2. Все герои Набокова в той или иной степени люди амораль­ные, что дает основание заподозрить в аморальности самого Набо­кова. Аморален Лев Глебович Ганин ни в какие нормы приличного поведения не вписывающимся отношением к Людмиле, бедолаге Алферову, да и к самой Машеньке, если разобраться. Аморален Цинцинат К. в сцене, когда мсье Пьер изволит совершенно спра­ведливо возмущаться его бестактностью:

«—Почему от вас так пахнет? — спросил Цинцинат со вздохом. Толстенькое лицо мсье Пьера исказилось принужденной улыбкой.

Это у нас в семье, — пояснил он с достоинством, — ноги не­множко потеют. Пробовал квасцами, но ничего не берет. Должен сказать, что хотя страдаю этим с детства, и хотя ко всякому страданию принято относиться с уважением. Еще никто никогда так бестактно...

Я дышать не могу, — сказал Цинцинат». («Приглашение на казнь»)

Список можно продолжить и закончить фигурой незабвенного извращенца Гумберта. Потому как извращенец Гумберт является главным убойным аргументом в пользу вышеозначенного тезиса. Только аморальность и безнравственность, по Набокову, не одно и то же. Его любимые герои не способны на подлость и предательство. Как и на убийство. Убийство Куильти не в зачет: Куильти надо было убить, и любой вменяемый человек, окажись на месте Гумберта с пистолетом в руках, обязательно убил бы Куильти!

Что есть мораль? Освященные традицией правила поведе­ния человека в обществе, в которых закреплены нормы нравс­твенности на том минимальном уровне, без которого общество не может существовать.

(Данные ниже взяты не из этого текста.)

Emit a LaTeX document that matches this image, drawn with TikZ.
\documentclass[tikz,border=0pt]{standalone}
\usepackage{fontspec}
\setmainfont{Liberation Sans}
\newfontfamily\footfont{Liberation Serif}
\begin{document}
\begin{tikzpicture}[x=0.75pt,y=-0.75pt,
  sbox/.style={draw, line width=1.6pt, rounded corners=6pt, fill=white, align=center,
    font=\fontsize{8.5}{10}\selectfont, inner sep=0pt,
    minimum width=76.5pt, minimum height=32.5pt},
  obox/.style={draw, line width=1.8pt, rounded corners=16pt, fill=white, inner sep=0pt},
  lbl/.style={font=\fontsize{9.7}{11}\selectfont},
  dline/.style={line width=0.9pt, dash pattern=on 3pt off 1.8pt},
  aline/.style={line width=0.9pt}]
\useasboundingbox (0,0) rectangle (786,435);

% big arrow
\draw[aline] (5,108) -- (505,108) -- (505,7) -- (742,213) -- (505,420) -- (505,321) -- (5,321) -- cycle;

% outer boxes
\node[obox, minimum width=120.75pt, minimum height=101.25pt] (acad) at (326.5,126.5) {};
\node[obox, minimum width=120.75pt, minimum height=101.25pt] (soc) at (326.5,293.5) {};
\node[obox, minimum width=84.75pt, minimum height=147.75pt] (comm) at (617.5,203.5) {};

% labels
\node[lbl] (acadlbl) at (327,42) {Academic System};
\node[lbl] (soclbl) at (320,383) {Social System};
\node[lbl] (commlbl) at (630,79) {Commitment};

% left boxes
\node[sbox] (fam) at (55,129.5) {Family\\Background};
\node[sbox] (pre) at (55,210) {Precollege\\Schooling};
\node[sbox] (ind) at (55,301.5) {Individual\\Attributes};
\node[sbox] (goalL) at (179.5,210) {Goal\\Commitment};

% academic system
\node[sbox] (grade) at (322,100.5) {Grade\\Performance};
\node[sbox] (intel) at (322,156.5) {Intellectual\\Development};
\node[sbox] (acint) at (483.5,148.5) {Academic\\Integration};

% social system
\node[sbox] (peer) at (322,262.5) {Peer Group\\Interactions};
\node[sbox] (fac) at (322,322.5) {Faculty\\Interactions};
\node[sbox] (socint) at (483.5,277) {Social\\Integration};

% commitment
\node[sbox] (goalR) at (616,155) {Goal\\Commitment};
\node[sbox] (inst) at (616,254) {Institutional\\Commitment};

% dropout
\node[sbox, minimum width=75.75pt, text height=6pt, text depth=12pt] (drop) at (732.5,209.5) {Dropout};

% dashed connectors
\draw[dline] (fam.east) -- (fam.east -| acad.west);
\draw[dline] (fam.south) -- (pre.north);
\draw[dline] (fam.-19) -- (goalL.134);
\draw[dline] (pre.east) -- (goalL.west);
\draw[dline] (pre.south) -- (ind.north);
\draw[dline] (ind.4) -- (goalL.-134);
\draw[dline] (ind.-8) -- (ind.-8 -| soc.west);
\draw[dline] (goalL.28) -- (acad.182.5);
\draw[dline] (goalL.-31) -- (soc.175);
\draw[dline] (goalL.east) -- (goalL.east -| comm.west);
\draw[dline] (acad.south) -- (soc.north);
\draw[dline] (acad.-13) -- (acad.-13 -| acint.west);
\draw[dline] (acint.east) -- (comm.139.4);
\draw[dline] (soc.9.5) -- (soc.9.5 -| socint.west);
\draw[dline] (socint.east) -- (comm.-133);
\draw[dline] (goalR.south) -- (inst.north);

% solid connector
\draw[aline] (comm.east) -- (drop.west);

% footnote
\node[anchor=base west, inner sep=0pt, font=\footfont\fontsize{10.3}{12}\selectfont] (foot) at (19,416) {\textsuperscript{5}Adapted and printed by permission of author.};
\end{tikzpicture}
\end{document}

То есть рамки, навязанные человеку из­вне: жесткая система запретов и ограничений, выражаемая при­митивным набором лозунгов и банальных запретительных фраз, типа «По газонам не ходить!», «Не влезай — убьет!», «Берите вил­ку в руку левую, а нож берите в руку правую...» (Н. Олейников). Они необходимы. Но по-настоящему нравственный человек настолько жестко детерминирован своими убеждениями о том, что порядочно или нет, красиво или безобразно, что ни в каких рекомендациях и запретах извне не нуждается. Более того, ба­нальные правильности оскорбительны для его человеческого до­стоинства.

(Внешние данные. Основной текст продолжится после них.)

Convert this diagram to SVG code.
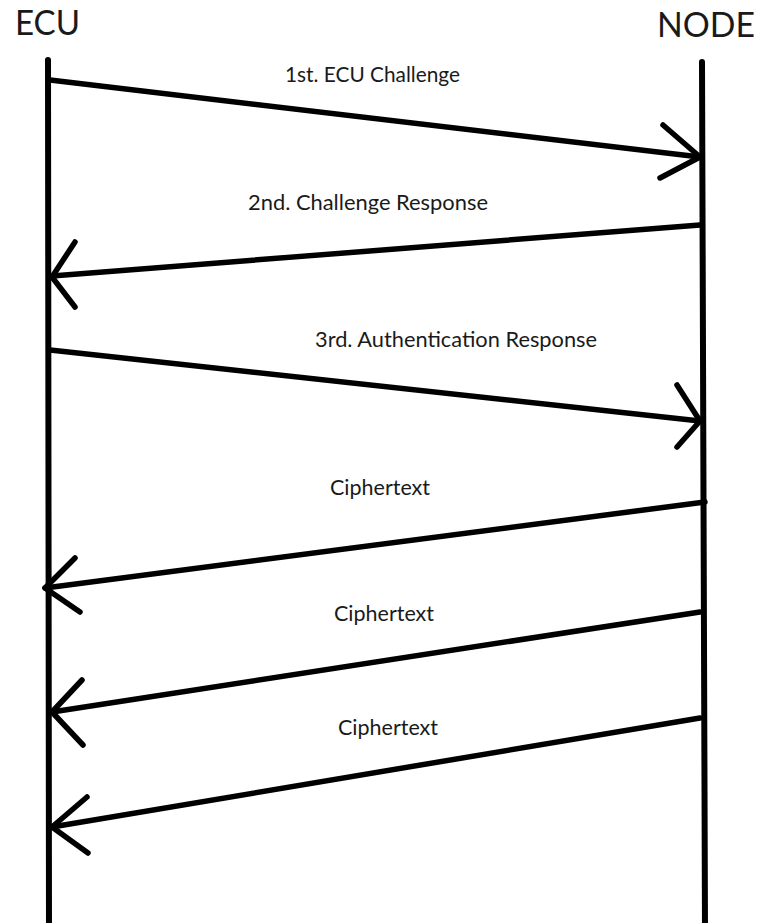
<svg xmlns="http://www.w3.org/2000/svg" width="760" height="923" viewBox="0 0 760 923">
<style>
.life{stroke:#000;stroke-width:6;stroke-linecap:round;fill:none}
.msg{stroke:#000;stroke-width:5.5;stroke-linecap:round;stroke-linejoin:round;fill:none}
.title{font-family:Lato,"Liberation Sans",sans-serif;font-size:34px;fill:#1a1a1a}
.lbl{font-family:Lato,"Liberation Sans",sans-serif;font-size:21px;fill:#1a1a1a}
</style>
<rect width="760" height="923" fill="#fff"/>
<g id="ecu">
<text class="title" x="15" y="35" textLength="65" lengthAdjust="spacingAndGlyphs">ECU</text>
<line class="life" x1="48" y1="60" x2="49" y2="930"/>
</g>
<g id="node">
<text class="title" x="657" y="37" textLength="98" lengthAdjust="spacingAndGlyphs">NODE</text>
<line class="life" x1="702" y1="62" x2="705" y2="930"/>
</g>
<g id="connectors">
<g id="m1">
<path class="msg" d="M50,80 L700,157"/>
<path class="msg" d="M663,125 L700,157 L660,178"/>
<text class="lbl" x="285" y="82" textLength="175" lengthAdjust="spacingAndGlyphs">1st. ECU Challenge</text>
</g>
<g id="m2">
<path class="msg" d="M700,225 L52,276"/>
<path class="msg" d="M75,242 L52,277 L75,307"/>
<text class="lbl" x="248" y="210" textLength="240" lengthAdjust="spacingAndGlyphs">2nd. Challenge Response</text>
</g>
<g id="m3">
<path class="msg" d="M50,350 L700,421"/>
<path class="msg" d="M677,385 L700,421 L677,447"/>
<text class="lbl" x="315" y="347" textLength="282" lengthAdjust="spacingAndGlyphs">3rd. Authentication Response</text>
</g>
<g id="m4">
<path class="msg" d="M705,502 L45,588"/>
<path class="msg" d="M75,558 L45,588 L80,612"/>
<text class="lbl" x="330" y="495" textLength="100" lengthAdjust="spacingAndGlyphs">Ciphertext</text>
</g>
<g id="m5">
<path class="msg" d="M700,612 L52,712"/>
<path class="msg" d="M82,680 L52,712 L83,745"/>
<text class="lbl" x="334" y="621" textLength="100" lengthAdjust="spacingAndGlyphs">Ciphertext</text>
</g>
<g id="m6">
<path class="msg" d="M700,718 L52,827"/>
<path class="msg" d="M87,797 L52,827 L88,853"/>
<text class="lbl" x="338" y="735" textLength="100" lengthAdjust="spacingAndGlyphs">Ciphertext</text>
</g>
</g>
</svg>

Для Набокова нравственное чувство есть производное от культу­ры — д а р, наличие которого превращает носителя его в Личность, реализующую себя в протесте против н о р м ы, в противостоянии «законопослушной т о л п е», потому что в основе законопослуш­ного поведения о б ы в а т е л я лежит либо корысть, либо страх. Д а р — это самоопределение через т а л а н т. Другого критерия отличия от серой массы для Набокова не существует. И для Вла­димира Владимировича достаточно внутренних убеждений в сво­ей правоте, чтобы не прятаться за какой бы то ни было авторитет. За Пушкина, например, с его хрестоматийным «Гений и злодейс­тво — вещи несовместные». Потому что все книги Набокова — об этом. А дабы не потрафлять толпе, нуждающейся в общепри­знанных и окаменевших фразах в качестве руководства к действию, Набоков скорее образно бросит в Пушкина камень, подобно тому, как это по-своему делал Д. Хармс.

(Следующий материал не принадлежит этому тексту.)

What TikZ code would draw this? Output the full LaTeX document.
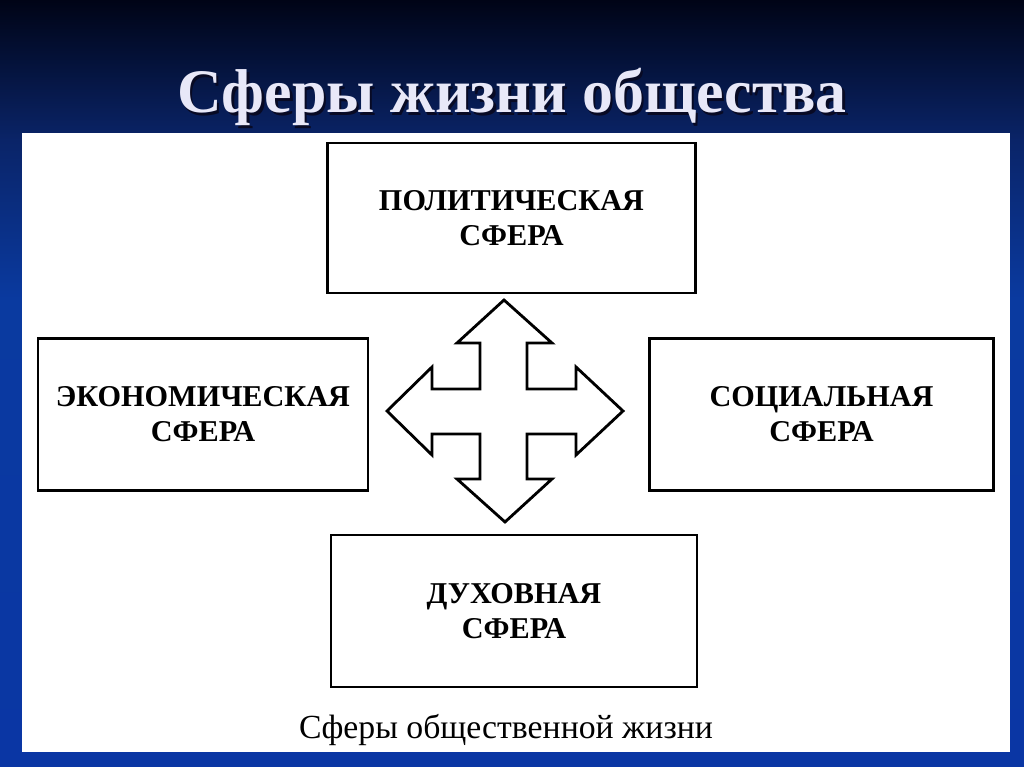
\documentclass[tikz,border=0pt]{standalone}
\usepackage{fontspec}
\setmainfont{Liberation Serif}
\usepackage{tikz}
\usetikzlibrary{positioning}
\definecolor{slidetop}{RGB}{0,4,22}
\definecolor{slidemid}{RGB}{10,36,104}
\definecolor{slidelow}{RGB}{10,58,160}
\definecolor{slidebot}{RGB}{10,54,164}
\definecolor{titlefg}{RGB}{232,232,248}
\definecolor{titleshadow}{RGB}{8,10,36}
\tikzset{
  sfera/.style={draw, line width=2pt, fill=white, align=center,
    font=\bfseries\fontsize{21.5}{25}\selectfont},  % one sphere of life
  cross/.style={draw, line width=2pt, fill=white, line join=miter},  % four-way arrow
  slidetitle/.style={font=\bfseries\fontsize{44}{48}\selectfont},
  caption/.style={font=\fontsize{24}{28}\selectfont}
}
\begin{document}
\begin{tikzpicture}[x=0.025cm, y=-0.025cm]
  \useasboundingbox (0,0) rectangle (1024,767);
  % slide background and white panel
  \shade[top color=slidetop, bottom color=slidemid] (0,0) rectangle (1024,140.5);
  \shade[top color=slidemid, bottom color=slidelow] (0,140) rectangle (1024,300.5);
  \shade[top color=slidelow, bottom color=slidebot] (0,300) rectangle (1024,767);
  \fill[white] (22,133) rectangle (1010,752);
  % title with its shadow
  \node[slidetitle, text=titleshadow] at (514.5,99.5) {Сферы жизни общества};
  \node[slidetitle, text=titlefg] (title) at (512,97) {Сферы жизни общества};
  % the four spheres
  \node[sfera, minimum width=9.18cm, minimum height=3.75cm] (pol) at (511.5,218) {ПОЛИТИЧЕСКАЯ\\СФЕРА};
  \node[sfera, minimum width=8.25cm, minimum height=3.78cm] (eco) at (203,414.5) {ЭКОНОМИЧЕСКАЯ\\СФЕРА};
  \node[sfera, minimum width=8.58cm, minimum height=3.78cm] (soc) at (821.5,414.5) {СОЦИАЛЬНАЯ\\СФЕРА};
  \node[sfera, minimum width=9.15cm, minimum height=3.8cm] (spir) at (514,611) {ДУХОВНАЯ\\СФЕРА};
  % arrow in the middle
  \draw[cross] (504,300) -- (552,343) -- (527,343) -- (527,389) -- (576,389) -- (576,367)
    -- (623,411) -- (576,455) -- (576,434) -- (527,434) -- (527,479) -- (552,479)
    -- (505,522) -- (457,479) -- (480,479) -- (480,434) -- (432,434) -- (432,455)
    -- (387,411) -- (432,367) -- (432,389) -- (480,389) -- (480,343) -- (457,343) -- cycle;
  \node[caption] (cap) at (506,730) {Сферы общественной жизни};
\end{tikzpicture}
\end{document}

От Пушкина, реального человека и г е н и я, подобные пасса­жи — абсурдные у Хармса или снобистские у Набокова — ничего не отнимают. Скорее, наоборот, — выбивают из головы некогда вбитые в нее гвозди, согласно которым в с е знают, что Пушкин — гений, в большинстве своем не вкладывая в сие утверждение ни­каких личных симпатий, знаний, убеждений и вообще интереса к творчеству поэта. И вряд ли стоит осуждать Набокова за снобизм, высокомерие и отсутствие пиетета перед заслуженным гением, учитывая, чем подобными пассажами он на самом деле рискует. «Не судите да не судимы будете!» — оно, конечно, так, только вот любое суждение есть незыблемое право личности заявить свою ин­дивидуальность и проявить именно по-пушкински «внутреннюю свободу», без которой невозможно творчество как таковое.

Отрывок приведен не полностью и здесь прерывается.